* _Data for this exercise_
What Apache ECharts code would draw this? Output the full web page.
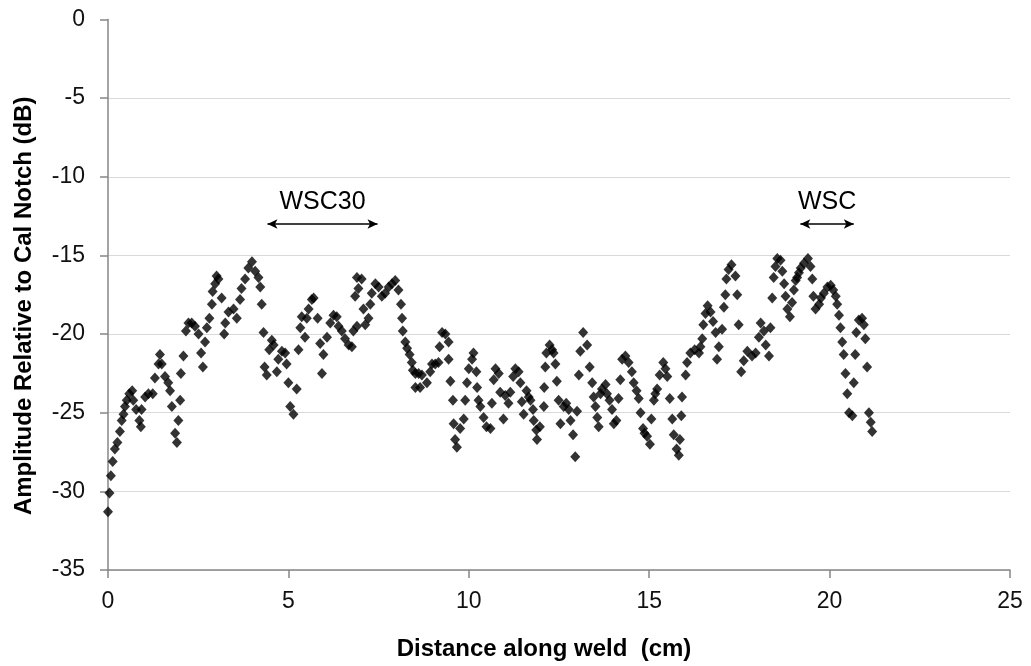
<!DOCTYPE html>
<html>
<head>
<meta charset="utf-8">
<title>Amplitude along weld</title>
<script src="https://cdn.jsdelivr.net/npm/echarts@6/dist/echarts.min.js"></script>
<style>
  html, body { margin: 0; padding: 0; background: #fff; }
  #chart { width: 1031px; height: 666px; }
</style>
</head>
<body>
<div id="chart"></div>
<script>
// Scan position along the weld (cm)
const distance = [
  0.00, 0.04, 0.08, 0.13, 0.19, 0.26, 0.33, 0.38, 0.43, 0.47, 0.52, 0.59, 0.67, 0.70, 0.78, 0.87, 0.91, 0.93, 1.03, 1.12,
  1.24, 1.30, 1.40, 1.44, 1.49, 1.58, 1.67, 1.72, 1.77, 1.86, 1.91, 1.95, 2.00, 2.02, 2.09, 2.16, 2.23, 2.32, 2.41, 2.51,
  2.58, 2.63, 2.69, 2.74, 2.81, 2.88, 2.90, 2.97, 3.01, 3.06, 3.15, 3.22, 3.25, 3.34,
  3.48, 3.57, 3.66, 3.70, 3.80, 3.89, 3.99, 4.08, 4.17, 4.22, 4.26, 4.31, 4.34, 4.40, 4.47, 4.54, 4.59, 4.68, 4.72, 4.82,
  4.91, 4.95, 5.00, 5.05, 5.14, 5.23, 5.28, 5.33, 5.37, 5.46, 5.51, 5.56, 5.65, 5.70, 5.81, 5.88, 5.93, 5.97, 6.07, 6.16,
  6.25, 6.34, 6.39, 6.48, 6.57, 6.67, 6.76, 6.80, 6.85, 6.90, 6.90, 6.94,
  7.03, 7.08, 7.13, 7.22, 7.27, 7.31, 7.41, 7.50, 7.59, 7.68, 7.78, 7.87, 7.96, 8.05, 8.12, 8.15, 8.17, 8.24, 8.29, 8.36,
  8.42, 8.45, 8.52, 8.52, 8.61, 8.65, 8.70, 8.84, 8.93, 8.98, 9.07, 9.16, 9.19, 9.26, 9.35, 9.44, 9.44, 9.49, 9.56, 9.58,
  9.62, 9.67, 9.76, 9.86, 9.90, 9.95, 10.00, 10.09, 10.13, 10.21, 10.23, 10.27, 10.32, 10.41, 10.49,
  10.60, 10.64, 10.69, 10.74, 10.83, 10.87, 10.96, 11.01, 11.10, 11.15, 11.23, 11.29, 11.38, 11.43, 11.47, 11.52, 11.60, 11.66, 11.71, 11.78,
  11.80, 11.87, 11.89, 11.97, 12.08, 12.09, 12.12, 12.15, 12.24, 12.31, 12.35, 12.40, 12.44, 12.49, 12.54, 12.63, 12.70, 12.77, 12.82, 12.89,
  12.95, 13.00, 13.05, 13.09, 13.17, 13.28, 13.35, 13.42, 13.46, 13.51, 13.56, 13.60, 13.65, 13.69, 13.79, 13.83, 13.90, 13.97, 14.02, 14.09,
  14.15,
  14.20, 14.25, 14.34, 14.43, 14.52, 14.57, 14.65, 14.71, 14.76, 14.83, 14.87, 14.94, 15.02, 15.06, 15.13, 15.17, 15.22, 15.29, 15.39, 15.45,
  15.50, 15.57, 15.64, 15.68, 15.76, 15.82, 15.85, 15.89, 15.91, 16.01, 16.05, 16.14, 16.26, 16.38, 16.42, 16.47, 16.50, 16.56, 16.62, 16.70,
  16.77, 16.84, 16.88, 16.93, 17.02, 17.07, 17.11, 17.14, 17.20, 17.28, 17.39, 17.44, 17.48, 17.55, 17.62, 17.72,
  17.85, 17.95, 18.04, 18.09, 18.18, 18.23, 18.32, 18.36, 18.41, 18.45, 18.50, 18.55, 18.64, 18.69, 18.74, 18.78, 18.83, 18.90, 18.96, 19.01,
  19.06, 19.10, 19.15, 19.20, 19.29, 19.40, 19.47, 19.52, 19.55, 19.61, 19.71, 19.76, 19.84, 19.94, 20.03, 20.10, 20.17, 20.21, 20.26, 20.30,
  20.35, 20.39, 20.44, 20.49, 20.54, 20.63, 20.67, 20.71, 20.74, 20.81, 20.90, 20.95, 20.99, 21.04, 21.09, 21.14, 21.18
];

// Echo amplitude relative to the calibration notch (dB)
const amplitude = [
  -31.3, -30.1, -29.0, -28.1, -27.3, -26.9, -26.2, -25.5, -25.1, -24.6, -24.2, -23.8, -23.6, -24.2, -24.8, -25.5, -25.9, -24.8, -24.0, -23.8,
  -23.8, -22.8, -21.9, -21.3, -21.9, -22.7, -23.1, -23.6, -24.6, -26.3, -26.9, -25.5, -24.2, -22.5, -21.4, -19.8, -19.3, -19.3, -19.5, -20.0,
  -21.2, -22.1, -20.5, -19.6, -19.0, -18.1, -17.3, -16.8, -16.3, -16.5, -17.7, -20.0, -19.3, -18.6,
  -18.4, -19.0, -17.8, -17.1, -16.5, -15.8, -15.4, -16.0, -16.4, -17.0, -18.1, -19.9, -22.1, -22.6, -21.0, -20.4, -20.7, -22.4, -21.6, -21.1,
  -21.2, -21.9, -23.1, -24.6, -25.1, -23.5, -21.0, -19.6, -18.9, -20.2, -19.0, -18.4, -17.8, -17.7, -19.0, -20.6, -22.5, -21.3, -20.2, -19.3,
  -18.8, -18.9, -19.5, -19.8, -20.3, -20.7, -20.8, -19.8, -17.6, -16.4, -19.5, -17.1,
  -16.5, -18.4, -19.4, -19.0, -18.1, -17.4, -16.8, -17.0, -17.6, -17.4, -17.0, -16.8, -16.6, -17.2, -18.1, -19.0, -19.8, -20.5, -20.9, -21.3,
  -21.8, -22.3, -22.5, -23.4, -22.5, -23.4, -22.6, -23.1, -22.4, -21.9, -21.9, -21.8, -20.8, -19.9, -20.0, -20.5, -21.6, -23.0, -24.2, -25.7,
  -26.7, -27.2, -26.0, -25.4, -24.2, -23.1, -22.2, -21.6, -21.2, -22.4, -23.4, -24.2, -24.6, -25.3, -25.9,
  -26.0, -24.4, -22.9, -22.2, -22.5, -23.7, -25.4, -23.9, -24.4, -23.7, -22.7, -22.2, -22.4, -23.1, -24.3, -25.1, -23.6, -24.0, -24.2, -24.8,
  -25.5, -26.1, -26.7, -25.9, -24.6, -23.4, -22.1, -21.2, -20.7, -21.0, -21.2, -21.9, -23.0, -24.2, -25.7, -24.6, -24.4, -24.8, -25.5, -26.4,
  -27.8, -24.9, -22.6, -21.1, -19.9, -20.7, -22.1, -23.1, -24.0, -24.6, -25.3, -25.9, -23.8, -23.5, -23.2, -23.8, -24.2, -24.8, -25.7, -25.5,
  -24.1,
  -22.9, -21.6, -21.4, -21.8, -22.4, -23.1, -23.6, -24.1, -25.0, -26.0, -26.3, -26.5, -27.0, -25.4, -24.2, -23.8, -23.5, -22.6, -21.8, -22.2,
  -22.7, -24.1, -25.4, -26.4, -27.3, -27.7, -26.7, -25.2, -24.0, -22.6, -21.8, -21.2, -21.0, -21.2, -20.8, -20.3, -19.4, -18.7, -18.2, -18.6,
  -19.2, -19.9, -21.6, -20.8, -19.7, -18.3, -17.5, -16.5, -15.9, -15.6, -16.3, -17.5, -19.4, -22.4, -21.7, -21.1,
  -21.4, -21.2, -20.2, -19.3, -19.8, -20.7, -21.4, -19.6, -17.7, -16.4, -15.7, -15.2, -15.3, -16.0, -16.8, -17.6, -18.4, -18.9, -18.0, -17.2,
  -16.6, -16.4, -16.1, -15.8, -15.5, -15.2, -15.7, -16.5, -17.6, -18.4, -18.1, -17.7, -17.4, -17.0, -16.9, -17.2, -17.6, -18.1, -18.8, -19.6,
  -20.5, -21.3, -22.5, -23.8, -25.0, -25.2, -23.1, -21.3, -19.9, -19.1, -19.0, -19.4, -20.3, -22.1, -25.0, -25.6, -26.2
];

// Marked weld regions (double-headed arrows)
const spanNames = ['WSC30', 'WSC'];
const spanStart = [4.42, 19.19];
const spanEnd = [7.47, 20.67];
const spanLevel = [-13, -13];

const FONT = '"Liberation Sans", Arial, sans-serif';

const points = distance.map((d, i) => [d, amplitude[i]]);
const spans = spanNames.map((name, i) => [
  { name: name, coord: [spanStart[i], spanLevel[i]] },
  { coord: [spanEnd[i], spanLevel[i]] }
]);

const chart = echarts.init(document.getElementById('chart'), null, { renderer: 'canvas' });

chart.setOption({
  animation: false,
  backgroundColor: '#ffffff',
  grid: { left: 108, right: 21, top: 19.5, bottom: 96, containLabel: false },
  xAxis: {
    type: 'value',
    min: 0, max: 25, interval: 5,
    name: 'Distance along weld  (cm)',
    nameLocation: 'middle',
    nameGap: 67,
    nameTextStyle: {
      fontFamily: FONT, fontSize: 24, fontWeight: 'bold', color: '#000',
      padding: [0, 30, 0, 0]
    },
    axisLine: { show: true, onZero: false, lineStyle: { color: '#868686', width: 1.5 } },
    axisTick: { show: true, inside: false, length: 8, lineStyle: { color: '#868686', width: 1.5 } },
    axisLabel: { fontFamily: FONT, fontSize: 23, color: '#111', margin: 20 },
    splitLine: { show: false }
  },
  yAxis: {
    type: 'value',
    min: -35, max: 0, interval: 5,
    name: 'Amplitude Relative to Cal Notch (dB)',
    nameLocation: 'middle',
    nameGap: 72,
    nameTextStyle: {
      fontFamily: FONT, fontSize: 24, fontWeight: 'bold', color: '#000',
      padding: [0, 22, 0, 0]
    },
    axisLine: { show: true, lineStyle: { color: '#868686', width: 1.5 } },
    axisTick: { show: true, inside: false, length: 8, lineStyle: { color: '#868686', width: 1.5 } },
    axisLabel: { fontFamily: FONT, fontSize: 23, color: '#111', margin: 23 },
    splitLine: { show: true, showMaxLine: false, lineStyle: { color: '#d9d9d9', width: 1.2 } }
  },
  series: [{
    type: 'scatter',
    data: points,
    symbol: 'diamond',
    symbolSize: [10, 11],
    itemStyle: { color: '#000' },
    silent: true,
    markLine: {
      silent: true,
      symbol: ['arrow', 'arrow'],
      symbolSize: [7, 10],
      lineStyle: { color: '#000', width: 1.5, type: 'solid' },
      label: {
        show: true,
        position: 'middle',
        distance: 9,
        formatter: p => p.name,
        fontFamily: FONT,
        fontSize: 25,
        color: '#000'
      },
      data: spans
    }
  }]
});
</script>
</body>
</html>
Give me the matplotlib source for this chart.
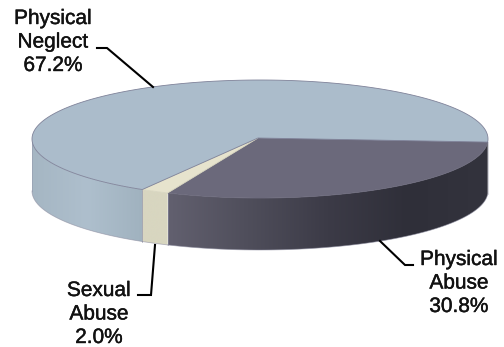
# 3D pie chart of abuse types
import numpy as np
import matplotlib
matplotlib.use("Agg")
import matplotlib.pyplot as plt
import matplotlib.patheffects as pe
from matplotlib.colors import LinearSegmentedColormap
from matplotlib.patches import Polygon

# data
labels = ["Physical\nAbuse", "Sexual\nAbuse", "Physical\nNeglect"]
values = [30.8, 2.0, 67.2]
top_colors = ["#6b697b", "#e6e3cd", "#abbccb"]
edge_colors = ["#6b697b", "#d8d6c0", "#7f8299"]
start_angle = 3.0

# pie shape in pixels
cx, cy = 260, 139
rx, ry = 228, 59
depth = 52

plt.rcParams['font.family'] = ['Liberation Sans', 'DejaVu Sans']
fig = plt.figure(figsize=(5.04, 3.47), dpi=100)
ax = fig.add_axes([0, 0, 1, 1])

# side colours run from left to right along each slice
side_cmaps = [
    LinearSegmentedColormap.from_list("abuse", ["#62606f", "#4f4e5b", "#3c3b47", "#2f2f39", "#33333d"]),
    LinearSegmentedColormap.from_list("sexual", ["#d8d6c0", "#d8d6c0"]),
    LinearSegmentedColormap.from_list("neglect", ["#a5b6c3", "#aebfcd", "#a0b2bf"]),
]


def edge_point(t):
    r = np.radians(t)
    return cx + rx * np.cos(r), cy + ry * np.sin(r)


# slice angles
angles = start_angle + np.cumsum([0] + [v * 3.6 for v in values])

for i in range(3):
    a1, a2 = angles[i], angles[i + 1]

    # only the front of the side is visible
    s1, s2 = max(a1, 0), min(a2, 180)
    if s2 > s1:
        ts = np.linspace(s1, s2, 200)
        bx, by = edge_point(ts)
        outline = np.r_[np.c_[bx, by], np.c_[bx[::-1], by[::-1] + depth]]
        img = ax.imshow(np.linspace(0, 1, 256).reshape(1, -1), cmap=side_cmaps[i], aspect='auto',
                        extent=[bx.min(), bx.max(), by.max() + depth, by.min()], zorder=1)
        clip = Polygon(outline, closed=True, transform=ax.transData, fc='none', ec='none')
        ax.add_patch(clip)
        img.set_clip_path(clip)
        ax.plot(bx, by + depth, color="#8d8da0", lw=0.6, alpha=0.6, zorder=2)
        for t in (s1, s2):
            px, py = edge_point(t)
            ax.plot([px, px], [py, py + depth], color="#8a8aa0", lw=0.5, alpha=0.5, zorder=2)

    # top of the slice
    ts = np.linspace(a1, a2, 200)
    ex, ey = edge_point(ts)
    ax.fill(np.r_[cx - 2, ex], np.r_[cy - 1, ey], color=top_colors[i], ec=edge_colors[i], lw=0.6, zorder=3)

# leader lines
leader_x = [[97, 107, 153], [155, 151, 138], [380, 405, 413]]
leader_y = [[48, 48, 87], [245, 295, 295], [241, 265, 265]]
for lx, ly in zip(leader_x, leader_y):
    ax.plot(lx, ly, color="black", lw=1.5, solid_joinstyle='miter', zorder=4)

# label text
text_x = [459, 99, 53]
text_y = [283, 314, 42]
for i in range(3):
    t = ax.text(text_x[i], text_y[i], f"{labels[i]}\n{values[i]:.1f}%", ha='center', va='center',
                fontsize=15, color="#111111", linespacing=1.3, zorder=5)
    t.set_path_effects([pe.withStroke(linewidth=0.3, foreground="#111111")])

ax.set_xlim(0, 504)
ax.set_ylim(347, 0)
ax.axis('off')

fig.savefig("out.png", dpi=100)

* _The request_
Give back, unchanged, each line from the one containing "Give me the matplotlib source for this chart." through the one containing "from matplotlib.patches import Polygon". Pictures are to be left out.

* _The output_
Give me the matplotlib source for this chart.
# 3D pie chart of abuse types
import numpy as np
import matplotlib
matplotlib.use("Agg")
import matplotlib.pyplot as plt
import matplotlib.patheffects as pe
from matplotlib.colors import LinearSegmentedColormap
from matplotlib.patches import Polygon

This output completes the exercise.